Neuroglycerin / neukrill-net-tools

Tools coded as part of the NDSB competition.
MIT License
0 stars 0 forks source link

pylearn2 dataset iterator method #47

Closed gngdb closed 9 years ago

gngdb commented 9 years ago

Should create an iterator with standard Python iterator functionality, as described in the documentation.

gngdb commented 9 years ago

Finally realised that the Transformer dataset class in Pylearn2 is what we want to look at to build an infinite stream of augmented images style dataset. These seem to be the best, reported by the Galaxy challenge winner and Xudong Cao to improve performance quite a bit. Don't know how Pylearn2 is going to deal with an infinite stream of images, but hopefully it knows.

gngdb commented 9 years ago

This depends on having a stochastic wrapper for image augmentation; aka issue 114.
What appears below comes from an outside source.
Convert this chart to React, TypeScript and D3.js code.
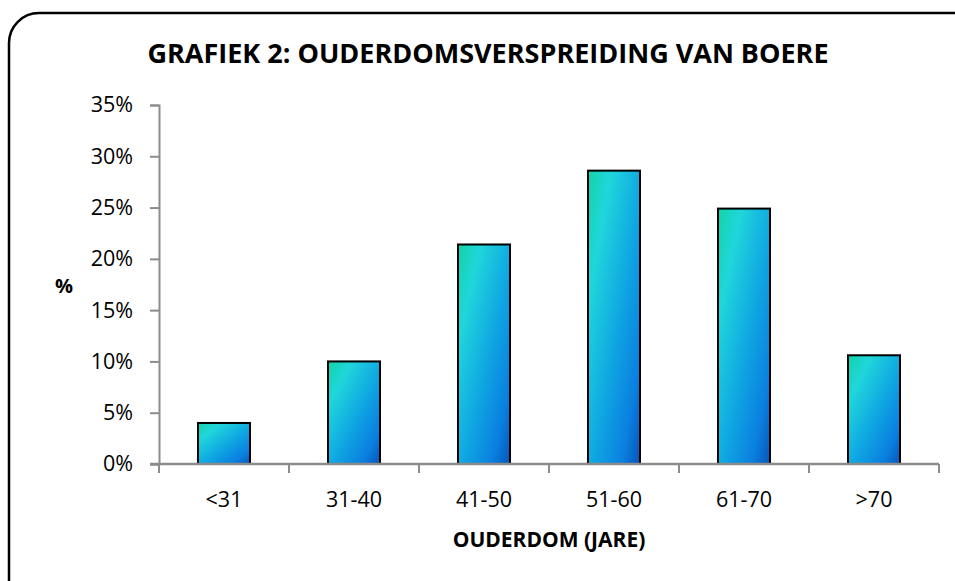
import * as d3 from "d3";
import { useEffect, useRef } from "react";

const categories = ["<31", "31-40", "41-50", "51-60", "61-70", ">70"];
const values = [4.0, 10.0, 21.4, 28.6, 24.9, 10.6];
const yTicks = [0, 5, 10, 15, 20, 25, 30, 35];

const title = "GRAFIEK 2: OUDERDOMSVERSPREIDING VAN BOERE";
const xTitle = "OUDERDOM (JARE)";
const yTitle = "%";

const W = 955;
const H = 581;
const FONT = "'Open Sans', 'Noto Sans', sans-serif";

export default function App() {
  const ref = useRef<SVGSVGElement>(null);

  useEffect(() => {
    const svg = d3.select(ref.current);
    svg.selectAll("*").remove();

    const left = 159, right = 939, top = 105, bottom = 464;

    const x = d3.scaleBand().domain(categories).range([left, right]).paddingInner(0.6).paddingOuter(0.3);
    const xEdges = d3.scaleBand().domain(categories).range([left, right]);
    const y = d3.scaleLinear().domain([0, 35]).range([bottom, top]);

    const defs = svg.append("defs");
    const grad = defs.append("linearGradient")
      .attr("id", "barGrad")
      .attr("x1", 0).attr("y1", 0).attr("x2", 1).attr("y2", 1);
    grad.append("stop").attr("offset", "0%").attr("stop-color", "#12d3a6");
    grad.append("stop").attr("offset", "22%").attr("stop-color", "#20d6da");
    grad.append("stop").attr("offset", "55%").attr("stop-color", "#0fa6e2");
    grad.append("stop").attr("offset", "82%").attr("stop-color", "#0a80e0");
    grad.append("stop").attr("offset", "100%").attr("stop-color", "#0556b8");

    // outer frame
    svg.append("rect")
      .attr("x", 9).attr("y", 13)
      .attr("width", 975).attr("height", 600)
      .attr("rx", 30)
      .attr("fill", "#fff")
      .attr("stroke", "#000")
      .attr("stroke-width", 2.5);

    svg.append("text")
      .attr("x", 488).attr("y", 63)
      .attr("text-anchor", "middle")
      .attr("font-family", FONT)
      .attr("font-weight", "bold")
      .attr("font-size", 27)
      .text(title);

    // bars
    svg.append("g")
      .selectAll("rect")
      .data(values)
      .join("rect")
      .attr("x", (d, i) => x(categories[i])!)
      .attr("y", d => y(d))
      .attr("width", x.bandwidth())
      .attr("height", d => bottom - y(d))
      .attr("fill", "url(#barGrad)")
      .attr("stroke", "#000")
      .attr("stroke-width", 2);

    // y axis
    const yAxis = svg.append("g")
      .attr("transform", `translate(${left},0)`)
      .call(d3.axisLeft(y).tickValues(yTicks).tickSize(9).tickFormat(d => `${d}%`));
    yAxis.select(".domain").attr("stroke", "#8c8c8c").attr("stroke-width", 2);
    yAxis.selectAll(".tick line").attr("stroke", "#8c8c8c").attr("stroke-width", 2);
    yAxis.selectAll(".tick text")
      .attr("font-family", FONT).attr("font-size", 21.5).attr("fill", "#000")
      .attr("x", -26);

    // x axis
    const xAxis = svg.append("g").attr("transform", `translate(0,${bottom})`);
    xAxis.append("line")
      .attr("x1", left - 9).attr("x2", right)
      .attr("stroke", "#8c8c8c").attr("stroke-width", 2.5);
    const edges = [...categories.map(c => xEdges(c)!), right];
    xAxis.selectAll("line.tk")
      .data(edges)
      .join("line")
      .attr("class", "tk")
      .attr("x1", d => d).attr("x2", d => d)
      .attr("y1", 0).attr("y2", 9)
      .attr("stroke", "#8c8c8c").attr("stroke-width", 2);
    xAxis.selectAll("text")
      .data(categories)
      .join("text")
      .attr("x", d => xEdges(d)! + xEdges.bandwidth() / 2)
      .attr("y", 43)
      .attr("text-anchor", "middle")
      .attr("font-family", FONT).attr("font-size", 21.5)
      .text(d => d);

    svg.append("text")
      .attr("x", 549).attr("y", 547)
      .attr("text-anchor", "middle")
      .attr("font-family", FONT).attr("font-weight", "bold").attr("font-size", 21)
      .text(xTitle);

    svg.append("text")
      .attr("x", 64).attr("y", 293)
      .attr("text-anchor", "middle")
      .attr("font-family", FONT).attr("font-weight", "bold").attr("font-size", 20)
      .text(yTitle);
  }, []);

  return (
    <div style={{ position: "absolute", left: 0, top: 0, width: W, height: H, overflow: "hidden", background: "#fff" }}>
      <svg ref={ref} width={W} height={H} />
    </div>
  );
}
gngdb commented 9 years ago

Turns out this is a lot more difficult than I was expecting. Have had to go into the Pylearn2 code and hack some things to get it to run the first time. Now adapting their code so we can run things without having to do that. Unfortunately, so far seen no improvement on previous methods. Suspect it could be either a problem with normalisation or learning rate schedule due to changed epoch sizes (they are now 8 times smaller).

gngdb commented 9 years ago

Specifically, the changes I had to make are as follows:

diff --git a/pylearn2/datasets/transformer_dataset.py b/pylearn2/datasets/transformer_dataset.py                  
index b5bae8a..b76cbd1 100644                                                                                     
--- a/pylearn2/datasets/transformer_dataset.py                                                                    
+++ b/pylearn2/datasets/transformer_dataset.py                                                                    
@@ -202,7 +202,7 @@ class TransformerIterator(Iterator):                                                          
         self.raw_iterator = raw_iterator                                                                         
         self.transformer_dataset = transformer_dataset                                                           
         self.stochastic = raw_iterator.stochastic                                                                
-        self.uneven = raw_iterator.uneven                                                                        
+        #self.uneven = raw_iterator.uneven                                                                       
         self.data_specs = data_specs                                                                             

     def __iter__(self):                                                                                          
@@ -258,3 +258,7 @@ class TransformerIterator(Iterator):                                                          
             WRITEME                                                                                              
         """                                                                                                      
         return self.raw_iterator.num_examples                                                                    
+                                                                                                                 
+    @property                                                                                                    
+    def uneven(self):                                                                                            
+        return self.raw_iterator.uneven                                                                          
diff --git a/pylearn2/utils/iteration.py b/pylearn2/utils/iteration.py                                            
index 3cb49c3..de0e0e6 100644                                                                                     
--- a/pylearn2/utils/iteration.py                                                                                 
+++ b/pylearn2/utils/iteration.py                                                                                 
@@ -172,7 +172,8 @@ class SubsetIterator(object):                                                                 
             `True` if returned batches may be of differing sizes,                                                
             `False` otherwise.                                                                                   
         """                                                                                                      
-        raise NotImplementedError()                                                                              
+        #raise NotImplementedError()                                                                             
+        return False   
gngdb commented 9 years ago

Those hacks are no longer necessary with newest version of dense_dataset.py.

gngdb commented 9 years ago

We now have ways of applying augmentation to a dense dataset using a Transformer and Block, and also a dataset class in image_directory_dataset.py that acts enough like a Pylearn2 dataset to run. It can be passed an arbitrary stochastic processing function, which can then augment batches as required. However, it does make epochs run twice as slow, so it could use some speed fixes.